Вы сегодня видели работу, я бы сказал, диаметрально противоположного режиссера — Феллини, где огромное количество эмоций, жизнерадостности какой-то, добродушия, любви, просто веселости. Он такой — человек Возрождения, добрейший человек. И опять-таки, обратите внимание: все сцены, кадры сняты одинаково. Я убежден, что это снято одинаково. И не может быть снято не одинаково. Если бы он был средним режиссером, вот тогда он бы снимал это по-разному. Причем я не говорю о монтаже, кадр может одну секунду длиться, он может длиться три минуты, дело же не в длине кадра. Дело в том, что он снят в едином ритме, в едином состоянии, которое ему подсказывает его отношение к действительности. И это его пульс, который сливается с пульсом картины. И тут как бы в единстве его пульс, ритм жизни и пульс снимаемого материала. Вот это триединство, которое организует личность в кино.
Вы никогда в жизни не станете художниками, если будете разрезать свои панорамы и монтировать их в разных концах сцены. Вы ни в коей мере не смонтируете картины, если вы будете брать кадры из одной сцены и монтировать и вклеивать их в другую, что у нас делается сплошь и рядом. Вы ничего не достигнете, если вы разрежете крупный план на три части, партнера еще на три части и смонтируете из шести кусков диалог, если так не было задумано. Смонтируете это только в том случае, если это плохо снято. Это будет так же плохо смонтировано и так же плохо будет выглядеть. И будете иметь какую — то иллюзию цельности, цельности же никакой не будет. Вот вы помните, в «Сладкой жизни» есть такие куски, я имею в виду последний эпизод на побережье, где происходит эта оргия. Там есть эпизод, когда они выходят на улицу, выходят под сосны, идут по направлению к морю и некоторое время стоят. Идет два или три монтажных плана совершенно без движения, снятых с одной точки, в отличие от предыдущей сцены, где много было движения в самом кадре и некоторые были сняты с движения. И я должен вам сказать, что это не значит, что в этих кадрах другой ритм. Это означает, что человек находится в другом состоянии, что он смотрит на одно и то же действие и на одно и то же место, что у него что-то нарушается, у него начинается сердцебиение или, наоборот, у него останавливается сердце. То есть у него возникает ощущение изменения ритма, а не состояния. То есть начинает время изменяться. Оно начинает спрессовываться. Причем чем меньше движения, тем время начинает быть более спрессованным.

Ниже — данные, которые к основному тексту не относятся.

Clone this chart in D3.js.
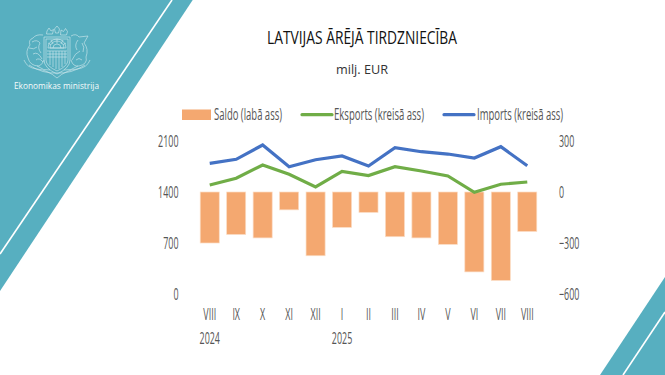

К примеру, движение бегущего человека и панорама бегущего человека — это самый примитивно снятый кадр. Статичные кадры при наличии бегущего человека — это совершенно другое, а, допустим, статичная камера при стоящем человеке, который только что бежал в предыдущем кадре, — третье. Есть смысл об этом задуматься.
Вспомните эпизод выхода из замка, предпоследний эпизод. Там все проходы сняты с движения, все до одного сняты с рельс. Ну казалось бы, к чему такая придирчивость, ну к чему? Один кусок, второй кусок, третий кусок, они все в движении в одинаковом ритме. То есть в каком-то смысле уже возникает необходимость организовать кадр каким-то образом. И он организовывается прежде всего движением камеры. Значит, это уже второе, какая-то более внешняя «одежда» ритма в сцене: движение аппарата. Потому что оно имеет прямое отношение ко времени. Вы можете заставить время течь медленнее или быстрее в зависимости от того, как вы будете двигаться с камерой по отношению к действию. Но вы помните «Мушетт», как там камера двигается. Она там двигается невероятно. Вообще у Брессона все построено на миллиметрах, на сантиметрах, на миллиграммах. Он как аптекарь. Там уже аналитические весы, где имеет значение каждая пылинка, которая садится на чашу этих весов. У других это не имеет такого значения, можно работать грубее. Это не делает их менее талантливыми, но должен вам сказать, что гений и талант — понятия совершенно различные и человек, который может быть очень талантлив, не сможет быть гением, а гений может быть очень неталантливым человеком. Тут дело в том, что Брессон пользуется минимумом средств, он аскет.
Для того чтобы воссоздать природу, ему достаточно сорвать листок с дерева, взять каплю воды из ручья и от актера взять только лицо его и выражение глаз. Если можно было бы снимать выражение лица, то он бы вообще не снимал актера. Меня, во всяком случае, это потрясает всегда. Причем чем картина совершеннее у Брессона, тем мучительнее чувство ускользающей истины, которую открывает для нас Брессон. У него есть картина, которая называется «Процесс Жанны д'Арк». Она вся построена на том, что Жанна выходит из двери — на панораме, садится на стол против своего следователя, а тот одновременно выходит из другой двери и садится, а затем: крупный план Жанны, крупный план допрашивающего и т. д., до конца эпизода. Затем камера провожает панорамой до двери Жанну, и эпизод кончается.